──────── INFORMATION PROVIDED ────────

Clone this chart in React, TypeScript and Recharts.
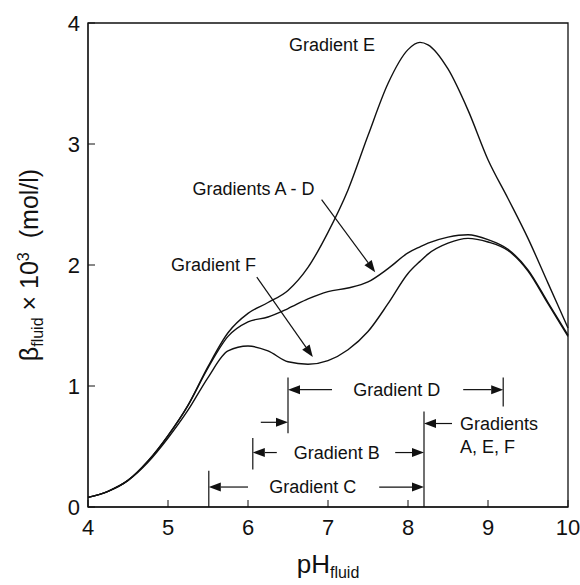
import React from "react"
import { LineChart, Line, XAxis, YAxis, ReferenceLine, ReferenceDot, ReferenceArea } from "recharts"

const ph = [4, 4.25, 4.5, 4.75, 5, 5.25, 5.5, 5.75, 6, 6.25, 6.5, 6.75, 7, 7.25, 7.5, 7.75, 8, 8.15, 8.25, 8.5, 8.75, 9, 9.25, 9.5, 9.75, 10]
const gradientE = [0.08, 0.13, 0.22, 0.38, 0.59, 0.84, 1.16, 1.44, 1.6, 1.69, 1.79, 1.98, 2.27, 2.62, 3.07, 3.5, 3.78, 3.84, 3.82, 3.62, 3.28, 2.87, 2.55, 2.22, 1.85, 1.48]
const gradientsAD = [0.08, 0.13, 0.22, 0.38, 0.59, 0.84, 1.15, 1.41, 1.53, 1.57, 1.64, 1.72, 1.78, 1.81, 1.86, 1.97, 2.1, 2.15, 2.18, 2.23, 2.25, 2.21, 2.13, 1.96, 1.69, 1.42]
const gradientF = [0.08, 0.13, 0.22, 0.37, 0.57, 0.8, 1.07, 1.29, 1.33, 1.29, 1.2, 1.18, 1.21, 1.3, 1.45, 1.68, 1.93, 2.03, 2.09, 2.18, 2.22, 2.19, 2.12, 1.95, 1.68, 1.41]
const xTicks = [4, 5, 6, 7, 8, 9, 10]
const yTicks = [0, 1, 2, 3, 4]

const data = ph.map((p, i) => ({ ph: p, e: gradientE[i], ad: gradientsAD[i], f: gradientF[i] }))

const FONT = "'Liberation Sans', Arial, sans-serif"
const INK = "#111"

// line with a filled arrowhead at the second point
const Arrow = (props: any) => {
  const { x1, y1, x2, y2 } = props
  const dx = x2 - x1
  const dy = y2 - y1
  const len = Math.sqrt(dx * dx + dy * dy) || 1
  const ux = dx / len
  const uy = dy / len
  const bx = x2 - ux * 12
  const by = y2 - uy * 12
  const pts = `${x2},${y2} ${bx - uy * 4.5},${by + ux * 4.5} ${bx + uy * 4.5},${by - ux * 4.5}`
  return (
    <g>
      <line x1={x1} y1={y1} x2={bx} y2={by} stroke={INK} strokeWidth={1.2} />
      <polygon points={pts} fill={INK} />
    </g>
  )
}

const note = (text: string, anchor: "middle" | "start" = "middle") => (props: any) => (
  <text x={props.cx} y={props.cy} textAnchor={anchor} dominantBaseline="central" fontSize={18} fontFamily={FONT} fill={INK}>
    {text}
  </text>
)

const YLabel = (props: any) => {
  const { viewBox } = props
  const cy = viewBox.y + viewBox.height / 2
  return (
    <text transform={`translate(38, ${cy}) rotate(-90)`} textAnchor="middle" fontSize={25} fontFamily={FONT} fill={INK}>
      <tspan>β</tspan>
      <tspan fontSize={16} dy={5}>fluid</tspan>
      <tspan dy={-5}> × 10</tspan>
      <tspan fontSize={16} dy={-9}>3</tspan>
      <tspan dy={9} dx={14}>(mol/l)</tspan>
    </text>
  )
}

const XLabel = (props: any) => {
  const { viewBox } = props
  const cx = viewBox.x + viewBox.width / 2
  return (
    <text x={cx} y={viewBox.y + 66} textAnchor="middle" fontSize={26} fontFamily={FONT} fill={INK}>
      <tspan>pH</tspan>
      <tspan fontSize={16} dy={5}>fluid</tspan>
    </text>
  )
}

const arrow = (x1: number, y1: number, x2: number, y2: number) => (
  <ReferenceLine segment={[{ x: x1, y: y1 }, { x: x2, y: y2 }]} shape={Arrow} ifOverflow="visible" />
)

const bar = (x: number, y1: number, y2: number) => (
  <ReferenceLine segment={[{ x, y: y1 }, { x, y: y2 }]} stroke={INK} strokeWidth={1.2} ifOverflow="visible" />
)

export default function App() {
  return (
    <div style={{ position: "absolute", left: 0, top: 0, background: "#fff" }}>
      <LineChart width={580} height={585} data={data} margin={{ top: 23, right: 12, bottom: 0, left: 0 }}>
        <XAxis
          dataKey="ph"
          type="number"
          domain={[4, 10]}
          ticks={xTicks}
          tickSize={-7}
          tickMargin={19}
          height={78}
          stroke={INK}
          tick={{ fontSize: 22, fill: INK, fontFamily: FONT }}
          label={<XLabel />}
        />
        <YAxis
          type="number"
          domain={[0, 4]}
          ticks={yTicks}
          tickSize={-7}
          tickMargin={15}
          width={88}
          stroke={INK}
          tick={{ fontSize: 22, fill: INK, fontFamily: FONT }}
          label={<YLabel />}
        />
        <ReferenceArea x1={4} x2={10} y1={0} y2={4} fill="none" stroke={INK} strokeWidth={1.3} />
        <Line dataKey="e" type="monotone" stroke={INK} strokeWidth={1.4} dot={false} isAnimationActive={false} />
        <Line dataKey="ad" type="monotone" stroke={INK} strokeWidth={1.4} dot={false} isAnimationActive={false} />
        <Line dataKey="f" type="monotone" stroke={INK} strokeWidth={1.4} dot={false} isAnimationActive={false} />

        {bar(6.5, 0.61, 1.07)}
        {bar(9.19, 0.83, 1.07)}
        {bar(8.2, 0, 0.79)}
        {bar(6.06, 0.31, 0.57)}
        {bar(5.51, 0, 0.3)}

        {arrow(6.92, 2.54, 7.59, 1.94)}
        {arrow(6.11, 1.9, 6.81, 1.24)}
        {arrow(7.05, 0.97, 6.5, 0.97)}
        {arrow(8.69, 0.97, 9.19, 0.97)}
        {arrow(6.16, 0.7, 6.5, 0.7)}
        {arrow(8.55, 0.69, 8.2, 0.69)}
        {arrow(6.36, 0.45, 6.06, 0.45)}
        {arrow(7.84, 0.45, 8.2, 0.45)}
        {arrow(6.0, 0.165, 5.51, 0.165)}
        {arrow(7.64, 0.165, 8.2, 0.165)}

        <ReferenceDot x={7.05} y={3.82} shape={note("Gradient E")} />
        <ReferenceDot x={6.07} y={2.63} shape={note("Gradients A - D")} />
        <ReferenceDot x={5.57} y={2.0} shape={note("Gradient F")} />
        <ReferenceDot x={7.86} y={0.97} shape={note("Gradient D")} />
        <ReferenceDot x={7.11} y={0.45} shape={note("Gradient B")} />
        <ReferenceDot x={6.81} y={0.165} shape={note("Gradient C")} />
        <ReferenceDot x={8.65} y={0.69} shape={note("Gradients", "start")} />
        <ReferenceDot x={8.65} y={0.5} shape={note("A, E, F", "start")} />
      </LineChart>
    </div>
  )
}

────────

Copy out all of the material exactly as written, without its pictures.

Clone this chart in React, TypeScript and Recharts.
import React from "react"
import { LineChart, Line, XAxis, YAxis, ReferenceLine, ReferenceDot, ReferenceArea } from "recharts"

const ph = [4, 4.25, 4.5, 4.75, 5, 5.25, 5.5, 5.75, 6, 6.25, 6.5, 6.75, 7, 7.25, 7.5, 7.75, 8, 8.15, 8.25, 8.5, 8.75, 9, 9.25, 9.5, 9.75, 10]
const gradientE = [0.08, 0.13, 0.22, 0.38, 0.59, 0.84, 1.16, 1.44, 1.6, 1.69, 1.79, 1.98, 2.27, 2.62, 3.07, 3.5, 3.78, 3.84, 3.82, 3.62, 3.28, 2.87, 2.55, 2.22, 1.85, 1.48]
const gradientsAD = [0.08, 0.13, 0.22, 0.38, 0.59, 0.84, 1.15, 1.41, 1.53, 1.57, 1.64, 1.72, 1.78, 1.81, 1.86, 1.97, 2.1, 2.15, 2.18, 2.23, 2.25, 2.21, 2.13, 1.96, 1.69, 1.42]
const gradientF = [0.08, 0.13, 0.22, 0.37, 0.57, 0.8, 1.07, 1.29, 1.33, 1.29, 1.2, 1.18, 1.21, 1.3, 1.45, 1.68, 1.93, 2.03, 2.09, 2.18, 2.22, 2.19, 2.12, 1.95, 1.68, 1.41]
const xTicks = [4, 5, 6, 7, 8, 9, 10]
const yTicks = [0, 1, 2, 3, 4]

const data = ph.map((p, i) => ({ ph: p, e: gradientE[i], ad: gradientsAD[i], f: gradientF[i] }))

const FONT = "'Liberation Sans', Arial, sans-serif"
const INK = "#111"

// line with a filled arrowhead at the second point
const Arrow = (props: any) => {
  const { x1, y1, x2, y2 } = props
  const dx = x2 - x1
  const dy = y2 - y1
  const len = Math.sqrt(dx * dx + dy * dy) || 1
  const ux = dx / len
  const uy = dy / len
  const bx = x2 - ux * 12
  const by = y2 - uy * 12
  const pts = `${x2},${y2} ${bx - uy * 4.5},${by + ux * 4.5} ${bx + uy * 4.5},${by - ux * 4.5}`
  return (
    <g>
      <line x1={x1} y1={y1} x2={bx} y2={by} stroke={INK} strokeWidth={1.2} />
      <polygon points={pts} fill={INK} />
    </g>
  )
}

const note = (text: string, anchor: "middle" | "start" = "middle") => (props: any) => (
  <text x={props.cx} y={props.cy} textAnchor={anchor} dominantBaseline="central" fontSize={18} fontFamily={FONT} fill={INK}>
    {text}
  </text>
)

const YLabel = (props: any) => {
  const { viewBox } = props
  const cy = viewBox.y + viewBox.height / 2
  return (
    <text transform={`translate(38, ${cy}) rotate(-90)`} textAnchor="middle" fontSize={25} fontFamily={FONT} fill={INK}>
      <tspan>β</tspan>
      <tspan fontSize={16} dy={5}>fluid</tspan>
      <tspan dy={-5}> × 10</tspan>
      <tspan fontSize={16} dy={-9}>3</tspan>
      <tspan dy={9} dx={14}>(mol/l)</tspan>
    </text>
  )
}

const XLabel = (props: any) => {
  const { viewBox } = props
  const cx = viewBox.x + viewBox.width / 2
  return (
    <text x={cx} y={viewBox.y + 66} textAnchor="middle" fontSize={26} fontFamily={FONT} fill={INK}>
      <tspan>pH</tspan>
      <tspan fontSize={16} dy={5}>fluid</tspan>
    </text>
  )
}

const arrow = (x1: number, y1: number, x2: number, y2: number) => (
  <ReferenceLine segment={[{ x: x1, y: y1 }, { x: x2, y: y2 }]} shape={Arrow} ifOverflow="visible" />
)

const bar = (x: number, y1: number, y2: number) => (
  <ReferenceLine segment={[{ x, y: y1 }, { x, y: y2 }]} stroke={INK} strokeWidth={1.2} ifOverflow="visible" />
)

export default function App() {
  return (
    <div style={{ position: "absolute", left: 0, top: 0, background: "#fff" }}>
      <LineChart width={580} height={585} data={data} margin={{ top: 23, right: 12, bottom: 0, left: 0 }}>
        <XAxis
          dataKey="ph"
          type="number"
          domain={[4, 10]}
          ticks={xTicks}
          tickSize={-7}
          tickMargin={19}
          height={78}
          stroke={INK}
          tick={{ fontSize: 22, fill: INK, fontFamily: FONT }}
          label={<XLabel />}
        />
        <YAxis
          type="number"
          domain={[0, 4]}
          ticks={yTicks}
          tickSize={-7}
          tickMargin={15}
          width={88}
          stroke={INK}
          tick={{ fontSize: 22, fill: INK, fontFamily: FONT }}
          label={<YLabel />}
        />
        <ReferenceArea x1={4} x2={10} y1={0} y2={4} fill="none" stroke={INK} strokeWidth={1.3} />
        <Line dataKey="e" type="monotone" stroke={INK} strokeWidth={1.4} dot={false} isAnimationActive={false} />
        <Line dataKey="ad" type="monotone" stroke={INK} strokeWidth={1.4} dot={false} isAnimationActive={false} />
        <Line dataKey="f" type="monotone" stroke={INK} strokeWidth={1.4} dot={false} isAnimationActive={false} />

        {bar(6.5, 0.61, 1.07)}
        {bar(9.19, 0.83, 1.07)}
        {bar(8.2, 0, 0.79)}
        {bar(6.06, 0.31, 0.57)}
        {bar(5.51, 0, 0.3)}

        {arrow(6.92, 2.54, 7.59, 1.94)}
        {arrow(6.11, 1.9, 6.81, 1.24)}
        {arrow(7.05, 0.97, 6.5, 0.97)}
        {arrow(8.69, 0.97, 9.19, 0.97)}
        {arrow(6.16, 0.7, 6.5, 0.7)}
        {arrow(8.55, 0.69, 8.2, 0.69)}
        {arrow(6.36, 0.45, 6.06, 0.45)}
        {arrow(7.84, 0.45, 8.2, 0.45)}
        {arrow(6.0, 0.165, 5.51, 0.165)}
        {arrow(7.64, 0.165, 8.2, 0.165)}

        <ReferenceDot x={7.05} y={3.82} shape={note("Gradient E")} />
        <ReferenceDot x={6.07} y={2.63} shape={note("Gradients A - D")} />
        <ReferenceDot x={5.57} y={2.0} shape={note("Gradient F")} />
        <ReferenceDot x={7.86} y={0.97} shape={note("Gradient D")} />
        <ReferenceDot x={7.11} y={0.45} shape={note("Gradient B")} />
        <ReferenceDot x={6.81} y={0.165} shape={note("Gradient C")} />
        <ReferenceDot x={8.65} y={0.69} shape={note("Gradients", "start")} />
        <ReferenceDot x={8.65} y={0.5} shape={note("A, E, F", "start")} />
      </LineChart>
    </div>
  )
}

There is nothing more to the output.